The US withdrawal helps Turkey in two ways: it abandons the Kurds, whom Turkey sees as a threat, and removes US troops from northeastern Syria, which President Recep Tayyip Erdogan said he will invade to attack Kurdish positions there.
An invasion, however, would not be free of risk.
“The problem for them is that if they do go in, there is always the possibility that they run into a protracted guerrilla struggle,” said Steven A. Cook, a Middle East expert at the Council on Foreign Relations.
The greater likelihood, analysts said, was that the Kurds seek an agreement with Syria’s president, Al Assad, that grants them limited autonomy in eastern Syria in exchange for their loyalty.
Such an agreement would put Turkey into greater conflict with Al Assad and the Russians.
Russia biggest beneficiary
Russia may be the biggest beneficiary of a US departure, which would leave it as the major global power in Syria and restore its Soviet-era role as a player in the Middle East.
Putin’s praise for Trump aside, he is likely to use a US withdrawal to “tell the world that Russia’s won against the US in this proxy war,” said Khatib of Chatham House.
And with good reason, she added: “Russia will take advantage of the vacuum to set the terms for the trajectory of the Syrian conflict as it wishes.

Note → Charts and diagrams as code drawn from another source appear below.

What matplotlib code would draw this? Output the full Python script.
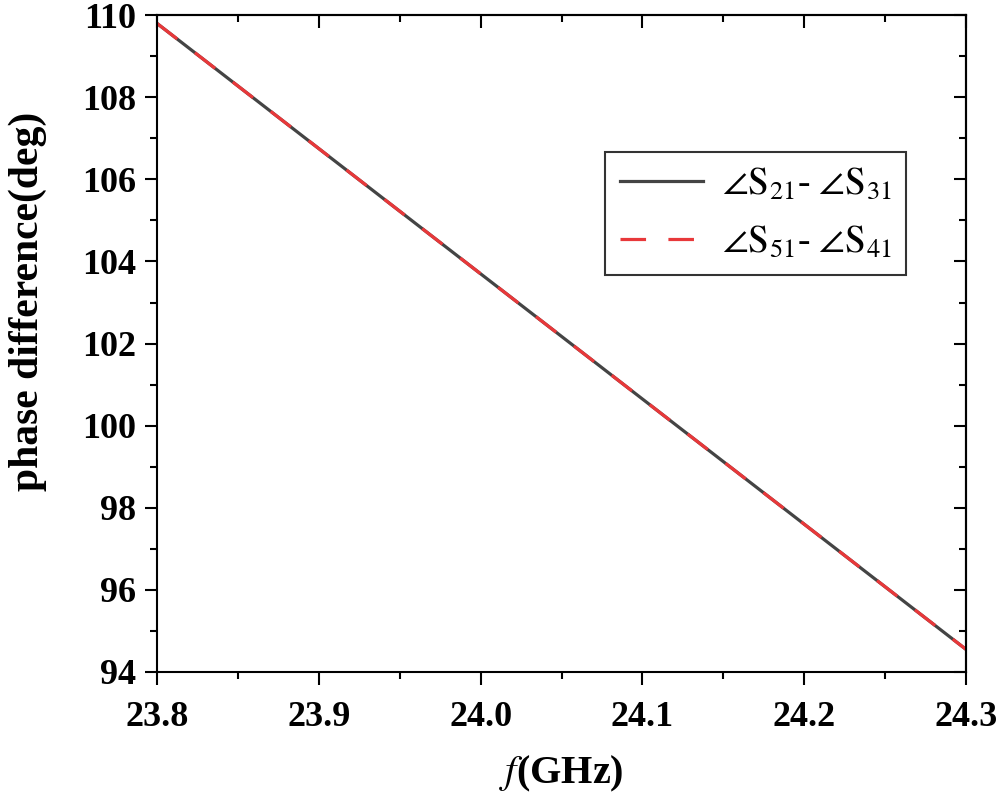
import matplotlib
matplotlib.use("Agg")
import matplotlib.pyplot as plt
from matplotlib.ticker import MultipleLocator

# frequency (GHz) and phase differences (deg)
freq = [23.8, 23.9, 24.0, 24.1, 24.2, 24.3]
phase_21_31 = [109.8, 106.75, 103.7, 100.65, 97.6, 94.55]
phase_51_41 = [109.8, 106.75, 103.7, 100.65, 97.6, 94.55]
xticks = [23.8, 23.9, 24.0, 24.1, 24.2, 24.3]
yticks = [94, 96, 98, 100, 102, 104, 106, 108, 110]

plt.rcParams['font.family'] = ['Liberation Serif', 'DejaVu Serif']
plt.rcParams['mathtext.fontset'] = 'stix'

fig = plt.figure(figsize=(10, 7.99), dpi=100)
ax = fig.add_axes([0.157, 0.159, 0.809, 0.822])

ax.plot(freq, phase_21_31, color='#444444', lw=2.3, label=r'$\angle\mathrm{S}_{21}$- $\angle\mathrm{S}_{31}$')
ax.plot(freq, phase_51_41, color='#e8383a', lw=2.3, dashes=(8, 7),
        label=r'$\angle\mathrm{S}_{51}$- $\angle\mathrm{S}_{41}$')

ax.set_xlim(23.8, 24.3)
ax.set_ylim(94, 110)
ax.set_xticks(xticks)
ax.set_xticklabels(['%.1f' % v for v in xticks])
ax.set_yticks(yticks)
ax.xaxis.set_minor_locator(MultipleLocator(0.05))
ax.yaxis.set_minor_locator(MultipleLocator(1))

for s in ax.spines.values():
    s.set_linewidth(1.5)
ax.tick_params(which='both', direction='out', width=1.5, top=False, right=False)
ax.tick_params(which='major', length=9, labelsize=26)
ax.tick_params(axis='x', which='major', pad=12)
ax.tick_params(axis='y', which='major', pad=6)
ax.tick_params(which='minor', length=5)
for lab in ax.get_xticklabels() + ax.get_yticklabels():
    lab.set_fontweight('bold')

# inward ticks mirrored on top and right
top = ax.secondary_xaxis('top')
top.set_xticks(xticks)
top.xaxis.set_minor_locator(MultipleLocator(0.05))
top.xaxis.set_ticklabels([])
right = ax.secondary_yaxis('right')
right.set_yticks(yticks)
right.yaxis.set_minor_locator(MultipleLocator(1))
right.yaxis.set_ticklabels([])
for twin in (top, right):
    twin.tick_params(which='both', direction='in', width=1.5)
    twin.tick_params(which='major', length=9)
    twin.tick_params(which='minor', length=5)
    for s in twin.spines.values():
        s.set_linewidth(1.5)

ax.set_xlabel(r'$\mathit{f}$(GHz)', fontsize=29, fontweight='bold', labelpad=14)
ax.set_ylabel('phase difference(deg)', fontsize=30, fontweight='bold')
ax.yaxis.set_label_coords(-0.136, 0.565)

leg = ax.legend(loc='upper right', bbox_to_anchor=(0.926, 0.792), fontsize=27,
                frameon=True, fancybox=False, edgecolor='black',
                handlelength=2.2, borderpad=0.4, labelspacing=0.6, handletextpad=0.5,
                borderaxespad=0)
leg.get_frame().set_linewidth(1.5)

plt.savefig('out.png', dpi=100)
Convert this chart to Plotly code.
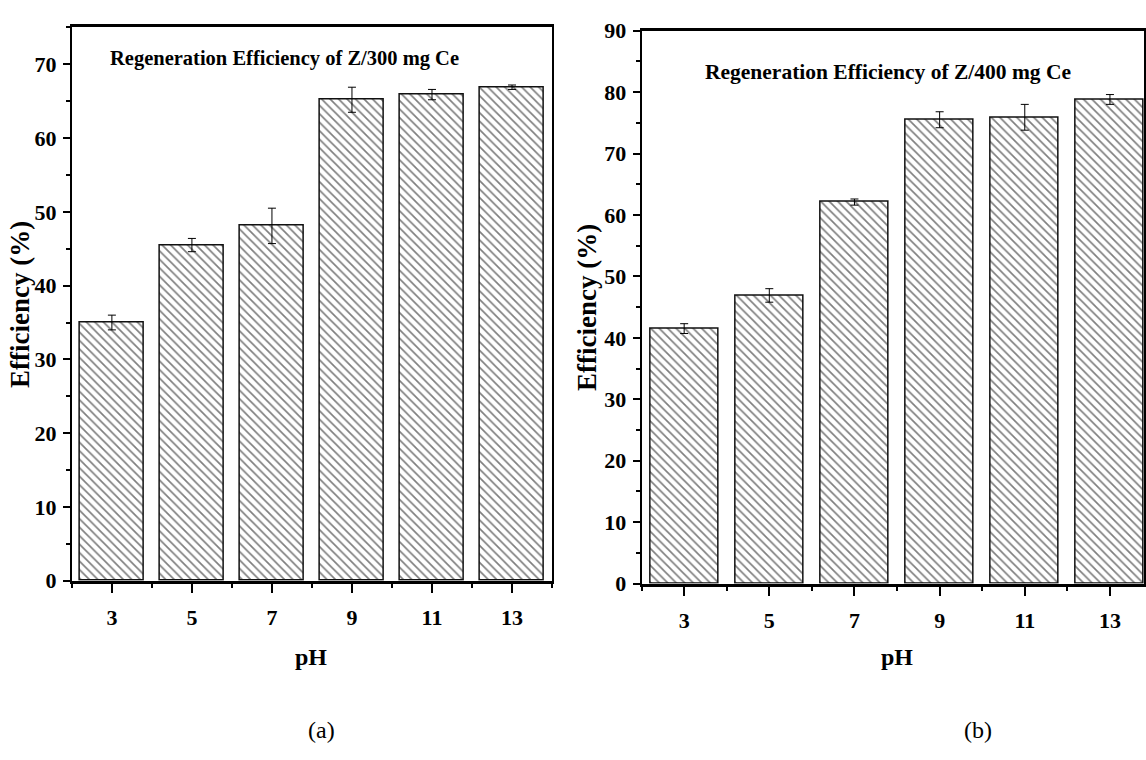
import plotly.graph_objects as go

# ---- data ----
ph = [3, 5, 7, 9, 11, 13]
eff_300 = [35.0, 45.5, 48.1, 65.2, 65.9, 66.9]
err_300 = [1.0, 0.9, 2.4, 1.7, 0.7, 0.3]
eff_400 = [41.5, 46.9, 62.1, 75.5, 75.9, 78.8]
err_400 = [0.8, 1.1, 0.5, 1.3, 2.1, 0.8]

title_a = "Regeneration Efficiency of Z/300 mg Ce"
title_b = "Regeneration Efficiency of Z/400 mg Ce"

W, H = 1146, 760
FONT = "Liberation Serif"


def px(x):
    return x / W


def py(y):
    return 1 - y / H


def bar_trace(y, err, xa, ya):
    return go.Bar(
        x=ph, y=y, width=1.6, xaxis=xa, yaxis=ya, showlegend=False,
        marker=dict(color="white",
                    line=dict(color="#111111", width=1.5),
                    pattern=dict(shape="\\", fgcolor="black", bgcolor="white",
                                 size=6, solidity=0.28)),
        error_y=dict(type="data", array=err, color="black", thickness=1, width=4),
    )


fig = go.Figure()
fig.add_trace(bar_trace(eff_300, err_300, "x", "y"))
fig.add_trace(bar_trace(eff_400, err_400, "x2", "y2"))

tickfont = dict(family=FONT, size=22, color="black", weight="bold")


def xaxis(domain, rng, anchor):
    return dict(domain=domain, range=rng, anchor=anchor,
                tickmode="linear", tick0=1, dtick=2,
                ticks="outside", ticklen=10, tickwidth=2, tickcolor="black",
                minor=dict(tick0=0, dtick=2, ticks="outside", ticklen=5,
                           tickwidth=2, tickcolor="black"),
                showline=True, linewidth=2.5, linecolor="black", mirror=True,
                showgrid=False, zeroline=False, tickfont=tickfont, ticklabelstandoff=5)


def yaxis(domain, rng, anchor):
    return dict(domain=domain, range=rng, anchor=anchor,
                tickmode="linear", tick0=0, dtick=10,
                ticks="outside", ticklen=7, tickwidth=2, tickcolor="black",
                minor=dict(tick0=0, dtick=5, ticks="outside", ticklen=4,
                           tickwidth=2, tickcolor="black"),
                showline=True, linewidth=2, linecolor="black", mirror=True,
                showgrid=False, zeroline=False, tickfont=tickfont, ticklabelstandoff=2)


fig.update_layout(
    width=W, height=H, autosize=False,
    margin=dict(l=0, r=0, t=0, b=0),
    paper_bgcolor="white", plot_bgcolor="white",
    xaxis=xaxis([px(72), px(553)], [2, 14], "y"),
    yaxis=yaxis([py(588), py(16)], [0, 75], "x"),
    xaxis2=xaxis([px(642.7), 1.0], [2, 13.8], "y2"),
    yaxis2=yaxis([py(591), py(19.3)], [0, 90], "x2"),
    bargap=0,
)

ann = []


def txt(text, x, y, size, bold=True, angle=0):
    ann.append(dict(text=text, x=px(x), y=py(y), xref="paper", yref="paper",
                    showarrow=False, xanchor="center", yanchor="middle", textangle=angle,
                    font=dict(family=FONT, size=size, color="black",
                              weight="bold" if bold else "normal")))


txt(title_a, 285, 48, 20.5)
txt(title_b, 890, 62, 21.5)
txt("pH", 312, 667, 24)
txt("pH", 899, 667, 24)
txt("(a)", 322, 742, 24, bold=False)
txt("(b)", 980, 742, 24, bold=False)
txt("Efficiency (%)", 20, 302, 27, angle=-90)
txt("Efficiency (%)", 588, 305, 27, angle=-90)

fig.update_layout(annotations=ann)

fig.write_html("out.html")
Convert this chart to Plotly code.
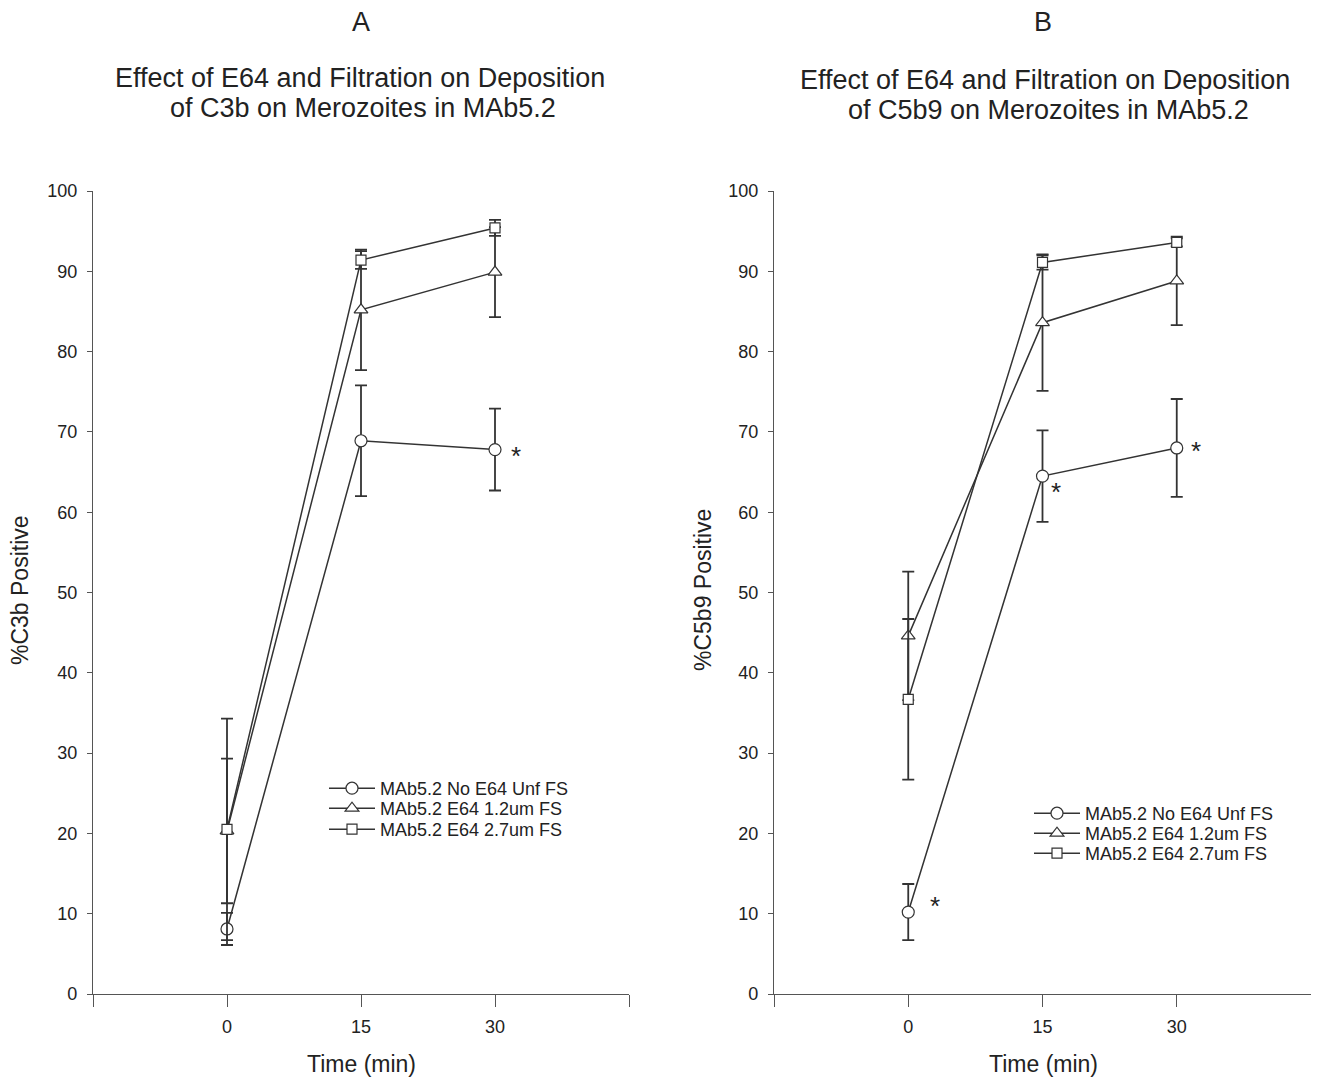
import plotly.graph_objects as go

# ---- data ----
time_pts = [0, 15, 30]
series_names = ["MAb5.2 No E64 Unf FS", "MAb5.2 E64 1.2um FS", "MAb5.2 E64 2.7um FS"]
symbols = ["circle", "triangle-up", "square"]

# Panel A: %C3b positive
c3b_no_e64 = [8.1, 68.9, 67.8]
c3b_no_e64_err = [2.0, 6.9, 5.1]
c3b_e64_12 = [20.3, 85.2, 89.9]
c3b_e64_12_err = [9.0, 7.5, 5.6]
c3b_e64_27 = [20.5, 91.4, 95.4]
c3b_e64_27_err = [13.8, 1.1, 1.0]

# Panel B: %C5b9 positive
c5b9_no_e64 = [10.2, 64.5, 68.0]
c5b9_no_e64_err = [3.5, 5.7, 6.1]
c5b9_e64_12 = [44.6, 83.6, 88.8]
c5b9_e64_12_err = [8.0, 8.5, 5.5]
c5b9_e64_27 = [36.7, 91.1, 93.6]
c5b9_e64_27_err = [10.0, 0.9, 0.5]

# significance markers (x, y) per panel
stars_a = [(32.4, 67.2)]
stars_b = [(3.0, 11.1), (16.5, 62.6), (32.2, 67.8)]

x_tickvals = [-15, 0, 15, 30, 45]
x_ticktext = ["", "0", "15", "30", ""]
y_tickvals = [0, 10, 20, 30, 40, 50, 60, 70, 80, 90, 100]

COL = "#333333"
AXC = "#555555"
TXT = "#222222"
FONT = "Liberation Sans, Arial, sans-serif"
OFF = 8  # page body margin
W, H = 1319 - OFF, 1078 - OFF

def px_x(p):
    return (p - OFF) / W

def px_y(p):
    return 1 - (p - OFF) / H

fig = go.Figure()

panels = [
    ("x", "y", ["legend", "legend2", "legend3"],
     [c3b_no_e64, c3b_e64_12, c3b_e64_27],
     [c3b_no_e64_err, c3b_e64_12_err, c3b_e64_27_err]),
    ("x2", "y2", ["legend4", "legend5", "legend6"],
     [c5b9_no_e64, c5b9_e64_12, c5b9_e64_27],
     [c5b9_no_e64_err, c5b9_e64_12_err, c5b9_e64_27_err]),
]
sizes = [12, 12, 10]
for xa, ya, lgs, vals, errs in panels:
    for name, sym, sz, lg, v, e in zip(series_names, symbols, sizes, lgs, vals, errs):
        fig.add_trace(go.Scatter(
            x=time_pts, y=v, name=name, xaxis=xa, yaxis=ya, legend=lg,
            mode="lines+markers",
            line=dict(color=COL, width=1.5),
            marker=dict(symbol=sym, size=sz, color="white",
                        line=dict(color=COL, width=1.2)),
            error_y=dict(type="data", array=e, visible=True, color=COL,
                         thickness=1.8, width=6),
        ))

ax_common = dict(
    showline=True, linecolor=AXC, linewidth=1.3, ticks="outside",
    tickcolor=AXC, tickwidth=1.3, showgrid=False, zeroline=False, automargin=False,
    tickfont=dict(family=FONT, size=18, color=TXT),
)
xd1 = [px_x(93), px_x(629)]
xd2 = [px_x(774), px_x(1311)]
yd = [px_y(994), px_y(191)]

layout_axes = {}
for i, xd in ((1, xd1), (2, xd2)):
    sfx = "" if i == 1 else str(i)
    layout_axes["xaxis" + sfx] = dict(domain=xd, range=[-15, 45], tickvals=x_tickvals,
                                      ticktext=x_ticktext, anchor="y" + sfx, ticklen=12,
                                      ticklabelstandoff=4, **ax_common)
    layout_axes["yaxis" + sfx] = dict(domain=yd, range=[0, 100], tickvals=y_tickvals,
                                      anchor="x" + sfx, ticklen=5, ticklabelstandoff=6,
                                      **ax_common)

leg_style = dict(xanchor="left", yanchor="top", font=dict(size=18, color=TXT),
                 bgcolor="rgba(0,0,0,0)", itemwidth=46, borderwidth=0)
legends = {}
left_rows = [788, 808, 829]
right_rows = [813, 833, 853]
for k, yc in enumerate(left_rows):
    key = "legend" if k == 0 else "legend" + str(k + 1)
    legends[key] = dict(x=px_x(324), y=px_y(yc - 18), **leg_style)
for k, yc in enumerate(right_rows):
    legends["legend" + str(k + 4)] = dict(x=px_x(1029), y=px_y(yc - 18), **leg_style)

fig.update_layout(
    width=W, height=H,
    margin=dict(l=0, r=0, t=0, b=0),
    paper_bgcolor="white", plot_bgcolor="white",
    font=dict(family=FONT, color=TXT),
    showlegend=True,
    **layout_axes, **legends,
)

ann = []
for xs, ys in stars_a:
    ann.append(dict(x=xs, y=ys, xref="x", yref="y", text="*", showarrow=False,
                    yshift=-2, font=dict(size=26, color=TXT)))
for xs, ys in stars_b:
    ann.append(dict(x=xs, y=ys, xref="x2", yref="y2", text="*", showarrow=False,
                    yshift=-1, font=dict(size=26, color=TXT)))

def txt(text, x, y, size, angle=0):
    return dict(x=px_x(x), y=px_y(y), xref="paper", yref="paper", text=text,
                showarrow=False, xanchor="center", yanchor="middle", textangle=angle,
                font=dict(size=size, color=TXT, family=FONT))

ann += [
    txt("A", 361, 22, 27),
    txt("B", 1043, 22, 27),
    txt("Effect of E64 and Filtration on Deposition", 360, 78, 27),
    txt("of C3b on Merozoites in MAb5.2", 363, 108, 27),
    txt("Effect of E64 and Filtration on Deposition", 1045, 80, 27),
    txt("of C5b9 on Merozoites in MAb5.2", 1048, 110, 27),
    txt("Time (min)", 361, 1064, 23),
    txt("Time (min)", 1043, 1064, 23),
    txt("%C3b Positive", 20, 590, 23, -90),
    txt("%C5b9 Positive", 703, 590, 23, -90),
]
fig.update_layout(annotations=ann)

fig.write_html("out.html")
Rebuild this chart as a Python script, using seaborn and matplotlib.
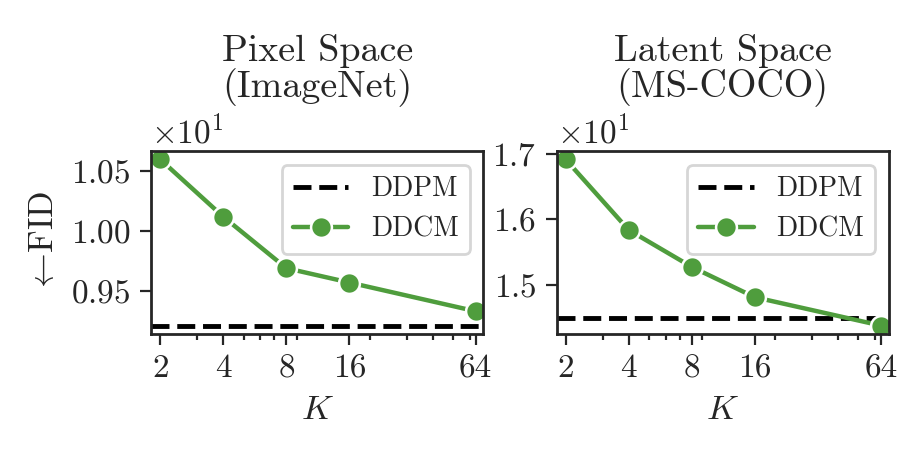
import matplotlib
matplotlib.use("Agg")
import matplotlib.pyplot as plt
import matplotlib.ticker as mticker
import pandas as pd
import seaborn as sns

# values
k_values = [2, 4, 8, 16, 64]
pixel_ddcm = [10.60, 10.12, 9.69, 9.57, 9.33]
pixel_ddpm = 9.21
latent_ddcm = [16.91, 15.84, 15.28, 14.82, 14.39]
latent_ddpm = 14.50
titles = ["Pixel Space\n(ImageNet)", "Latent Space\n(MS-COCO)"]

green = "#4f9d3d"

sns.set_theme(style="ticks")
plt.rcParams["font.family"] = "serif"
plt.rcParams["font.serif"] = ["cmr10"]
plt.rcParams["mathtext.fontset"] = "cm"
plt.rcParams["axes.formatter.use_mathtext"] = True
plt.rcParams["axes.unicode_minus"] = False
plt.rcParams["axes.edgecolor"] = ".15"
plt.rcParams["axes.linewidth"] = 1.0

fig, axes = plt.subplots(1, 2, figsize=(4.61, 2.29), dpi=200)
fig.subplots_adjust(left=0.164, right=0.964, bottom=0.271, top=0.670, wspace=0.22)

panels = [(pixel_ddcm, pixel_ddpm, 0.5), (latent_ddcm, latent_ddpm, 1.0)]
for ax, (ddcm, ddpm, step), title in zip(axes, panels, titles):
    df = pd.DataFrame({"K": k_values, "FID": ddcm})
    ax.axhline(ddpm, color="black", linestyle="--", linewidth=1.75, label="DDPM")
    sns.lineplot(data=df, x="K", y="FID", ax=ax, color=green, marker="o",
                 markersize=7.5, markeredgecolor="white", markeredgewidth=0.9,
                 linewidth=1.6, label="DDCM")
    ax.set_xscale("log")
    ax.set_xlim(1.81, 69.8)
    ax.set_xticks(k_values)
    ax.xaxis.set_major_formatter(mticker.FixedFormatter([str(k) for k in k_values]))
    ax.xaxis.set_minor_formatter(mticker.NullFormatter())
    ax.yaxis.set_major_locator(mticker.MultipleLocator(step))
    fmt = mticker.ScalarFormatter(useMathText=True)
    fmt.set_powerlimits((0, 0))
    ax.yaxis.set_major_formatter(fmt)
    ax.yaxis.get_offset_text().set_fontsize(12)
    ax.tick_params(axis="both", which="major", labelsize=12, length=3.8, width=0.8)
    ax.tick_params(axis="both", which="minor", length=2, width=0.8)
    ax.set_xlabel("$K$", fontsize=12.5)
    ax.set_ylabel("")
    ax.set_title(title, fontsize=13.7, linespacing=1.0, y=1.0, pad=19.4)
    ax.legend(loc="upper right", fontsize=10, frameon=True)

axes[0].set_ylabel(r"$\leftarrow\!$FID", fontsize=12.5)

fig.savefig("out.png", dpi=200)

It paves the way for Russia to treat Syria as part of its virtual territory.”
But while Moscow and Tehran may both gain in the short term, the end of the war in Syria is likely to bring them into conflict, as their alliance in support of Al
Assad will give way to competing interests: Russia wants a strong government in Damascus that is loyal to Moscow, while Tehran wants a weak regime on which it can impose its will.
“It seems to me we’re seeing the rise of a new axis in the Middle East, aligning Russia, Israel and countries like Saudi Arabia against Iran,” Khatib said. “But this will take a while to play out. And it does not remove the immediate danger that is now going to increase when it comes to Israel’s own security.”